N. Ammaniti e J. Portante. Foto di Gilbert Pregno. per Istituto italiano Cultura Lussemburgo.
N. Ammaniti e J. Portante. Foto di Gilbert Pregno per l’Istituto italiano Cultura Lussemburgo.

La sala del Cercle Citè di Lussemburgo, lo scorso 30 gennaio, si gremisce in anticipo  ed è stracolma quando, alle 19, giacca di velluto marrone e scarpe da tennis rosse, arriva Niccolò Ammaniti accompagnato dalla moglie Lorenza per l’incontro organizzato dall’Istituto italiano di Cultura. E’ una serata piacevole e rilassante quella che ci aspetta: guidato dalle domande di Jean Portante, Ammaniti ci apre una finestra sui suoi libri, i suoi personaggi e, un pizzico, sulla sua vita.

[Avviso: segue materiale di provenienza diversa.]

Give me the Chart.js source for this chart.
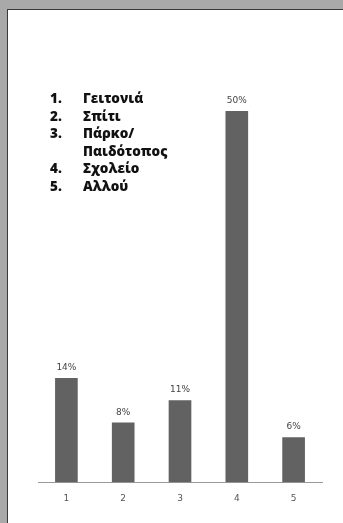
<!DOCTYPE html>
<html>
<head>
<meta charset="utf-8">
<script src="https://cdn.jsdelivr.net/npm/chart.js@4"></script>
<style>
    body { margin: 0; background: #a9a9a9; width: 343px; height: 523px; overflow: hidden; position: relative; }
    #panel { position: absolute; left: 7px; top: 9px; width: 336px; height: 514px; background: #fff;
             border-left: 1px solid #3a3a3a; border-top: 1px solid #3a3a3a; box-sizing: border-box; }
    #chart { position: absolute; left: 0; top: 0; }
    #legend { position: absolute; left: 50px; top: 90px; margin: 0; padding: 0; list-style: none;
              font-family: "Open Sans", sans-serif; font-weight: 800; font-size: 13.5px; line-height: 17.5px; color: #111; }
    #legend li { display: flex; }
    #legend .num { width: 33px; }
    #legend .txt { white-space: pre-line; }
</style>
</head>
<body>
<div id="panel"></div>
<canvas id="chart" width="343" height="523"></canvas>
<ul id="legend"></ul>
<script>
// Data
const categories = ['1', '2', '3', '4', '5'];
const values = [14, 8, 11, 50, 6];
const places = ['Γειτονιά', 'Σπίτι', 'Πάρκο/\nΠαιδότοπος', 'Σχολείο', 'Αλλού'];

// Legend list
const ul = document.getElementById('legend');
places.forEach((p, i) => {
    let li = document.createElement('li');
    li.innerHTML = `<span class="num">${i + 1}.</span><span class="txt"></span>`;
    li.querySelector('.txt').innerText = p;
    ul.appendChild(li);
});

// Percent labels above bars
const valueLabels = {
    id: 'valueLabels',
    afterDatasetsDraw(chart) {
        const ctx = chart.ctx;
        const meta = chart.getDatasetMeta(0);
        ctx.save();
        ctx.font = '9px "DejaVu Sans"';
        ctx.fillStyle = '#444';
        ctx.textAlign = 'center';
        ctx.textBaseline = 'bottom';
        meta.data.forEach((bar, i) => {
            ctx.fillText(values[i] + '%', bar.x, bar.y - 6);
        });
        ctx.restore();
    }
};

new Chart(document.getElementById('chart'), {
    type: 'bar',
    data: {
        labels: categories,
        datasets: [{
            data: values,
            backgroundColor: '#626262',
            barThickness: 22
        }]
    },
    options: {
        responsive: false,
        animation: false,
        layout: { padding: { left: 38, right: 21, top: 111, bottom: 8 } },
        plugins: { legend: { display: false }, tooltip: { enabled: false } },
        scales: {
            x: {
                grid: { display: false, drawTicks: false },
                border: { display: true, color: '#999', width: 1 },
                ticks: { color: '#555', font: { family: 'DejaVu Sans', size: 9 }, padding: 11 }
            },
            y: {
                display: false,
                min: 0,
                max: 50
            }
        }
    },
    plugins: [valueLabels]
});
</script>
</body>
</html>
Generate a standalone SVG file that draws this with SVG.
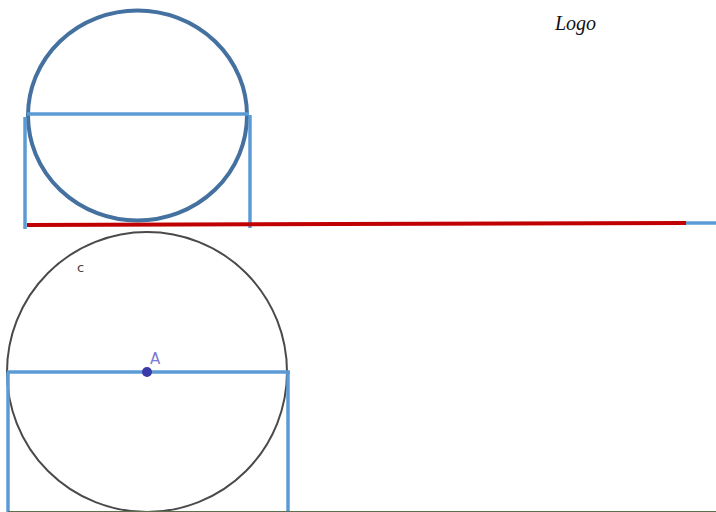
<svg xmlns="http://www.w3.org/2000/svg" width="716" height="512" viewBox="0 0 716 512">
<style>
.blue{stroke:#5b9bd5;stroke-width:3.5;fill:none}
.circ1{stroke:#44719f;stroke-width:4;fill:none}
.circ2{stroke:#4a4a4a;stroke-width:2;fill:none}
.red{stroke:#c00000;stroke-width:4;fill:none}
</style>
<rect width="716" height="512" fill="#ffffff"/>
<g id="logo"><text x="555" y="30" font-family="Liberation Serif, serif" font-style="italic" font-size="20" fill="#111">Logo</text></g>
<g id="top-figure">
<ellipse class="circ1" cx="137.5" cy="115.5" rx="109.5" ry="105"/>
<line class="blue" x1="27" y1="114" x2="249" y2="114"/>
<line class="blue" x1="25" y1="117" x2="25" y2="229"/>
<line class="blue" x1="250" y1="115" x2="250" y2="228"/>
</g>
<g id="baseline">
<line class="red" x1="27" y1="225" x2="686" y2="223"/>
<line class="blue" x1="686" y1="223" x2="716" y2="223"/>
</g>
<g id="bottom-figure">
<circle class="circ2" cx="147" cy="372" r="140"/>
<text x="77" y="272" font-family="DejaVu Sans, sans-serif" font-size="13" fill="#444">c</text>
<line class="blue" x1="7" y1="372" x2="290" y2="372"/>
<line class="blue" x1="8" y1="372" x2="8" y2="512"/>
<line class="blue" x1="288" y1="372" x2="288" y2="512"/>
<circle cx="147" cy="372" r="5" fill="#3a3aa8"/>
<text x="150" y="364" font-family="DejaVu Sans, sans-serif" font-size="15" fill="#7a7ad0">A</text>
</g>
<line x1="8" y1="511.5" x2="716" y2="511.5" stroke="#5a6e50" stroke-width="1"/>
</svg>
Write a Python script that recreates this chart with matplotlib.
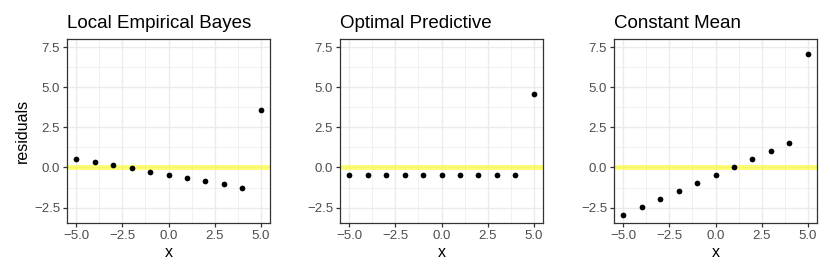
import matplotlib
matplotlib.use("Agg")
import matplotlib.pyplot as plt
import numpy as np

x = [-5, -4, -3, -2, -1, 0, 1, 2, 3, 4, 5]
panel_titles = ["Local Empirical Bayes", "Optimal Predictive", "Constant Mean"]
resid_leb = [0.55, 0.34, 0.13, -0.06, -0.26, -0.45, -0.65, -0.85, -1.05, -1.25, 3.55]
resid_opt = [-0.45, -0.45, -0.45, -0.45, -0.45, -0.45, -0.45, -0.45, -0.45, -0.45, 4.55]
resid_const = [-2.95, -2.45, -1.95, -1.45, -0.95, -0.45, 0.05, 0.55, 1.05, 1.55, 7.05]
x_ticks = [-5.0, -2.5, 0.0, 2.5, 5.0]
y_ticks = [-2.5, 0.0, 2.5, 5.0, 7.5]

plt.rcParams["font.family"] = ["Liberation Sans", "DejaVu Sans"]

fig = plt.figure(figsize=(8.3, 2.77), dpi=100)
W, H = 830, 277
lefts = [67, 340, 614]
width = 203
top, bottom = 39, 223

series = [resid_leb, resid_opt, resid_const]
for i, (title, resid) in enumerate(zip(panel_titles, series)):
    ax = fig.add_axes([lefts[i] / W, 1 - bottom / H, width / W, (bottom - top) / H])
    ax.set_xlim(-5.5, 5.5)
    ax.set_ylim(-3.46, 8.0)
    ax.set_xticks(x_ticks)
    ax.set_yticks(y_ticks)
    ax.set_xticks([-3.75, -1.25, 1.25, 3.75], minor=True)
    ax.set_yticks([-1.25, 1.25, 3.75, 6.25], minor=True)
    ax.grid(True, which="major", color="#ebebeb", linewidth=1.0, zorder=0)
    ax.grid(True, which="minor", color="#ebebeb", linewidth=0.5, zorder=0)
    ax.set_axisbelow(True)
    ax.axhline(0, color="#ffff00", alpha=0.55, linewidth=3.5, zorder=1)
    ax.scatter(x, resid, s=17, color="black", zorder=3, linewidths=0)
    for sp in ax.spines.values():
        sp.set_color("#333333")
        sp.set_linewidth(0.9)
    ax.tick_params(which="major", length=3, width=0.9, color="#333333",
                   labelsize=9.5, labelcolor="#4d4d4d", pad=2)
    ax.tick_params(which="minor", length=0)
    ax.set_xticklabels([f"{t:.1f}".replace("-", "\u2212") for t in x_ticks])
    ax.set_yticklabels([f"{t:.1f}".replace("-", "\u2212") for t in y_ticks])
    ax.set_xlabel("x", fontsize=11.5, labelpad=2.5)
    ax.set_title(title, fontsize=13.5, loc="left", pad=8)
    if i == 0:
        ax.set_ylabel("residuals", fontsize=11.5, labelpad=3)

fig.savefig("out.png", dpi=100)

Seduto in poltrona, anche senza la penna in mano, Ammaniti si conferma sapiente narratore, capace di suscitare emozioni, scatenare risate, catalizzando l’attenzione dell’uditorio per più di un’ora. Ha raccontato dei suoi libri, delle ambientazioni, dei personaggi per i quali, anche quando si macchiano di atti deplorevoli, mostra affetto e sincera compassione. Sono persone comuni – dice – nei cui atti “mostruosi” c’è una causa scatenante che va compresa più che condannata. I protagonisti dei suoi libri sono sempre adolescenti; ha cercato di smettere, ma – ammette – non ci riesce. Perché?

Perché l’adolescenza è il periodo più ricco di cambiamenti e di trasformazioni della nostra vita, in cui, attraverso lo scontro con i genitori, si diventa adulti e, soprattutto, si capisce che adulto si vuole diventare. E’ il momento in cui, stesi a letto, non si lavora più di fantasia come i bambini, ma ci si preoccupa dei coetanei e del loro parere.

Della sua adolescenza Ammaniti ha raccontato la sua passione per i “buchi” che tanta parte hanno nei suoi romanzi, la cantina dei genitori dove amava rifugiarsi a leggere o a fare niente, ad annoiarsi; ci ha raccontato della sua passione per gli acquari, che riempiva di pesci provenienti da angoli opposti della terra e che costringeva alla convivenza, ci ha raccontato della facoltà di biologia, dei mesi trascorsi nello studio del padre a scrivere una tesi che non avrebbe mai dato e che sarebbe diventato Branchie, il suo primo romanzo.

Alla fine dell’incontro l’autore si è fermato con il pubblico, ha stretto mani, ha firmato autografi, scambiato due parole con il garbo e la disponibilità di chi non si è montato la testa.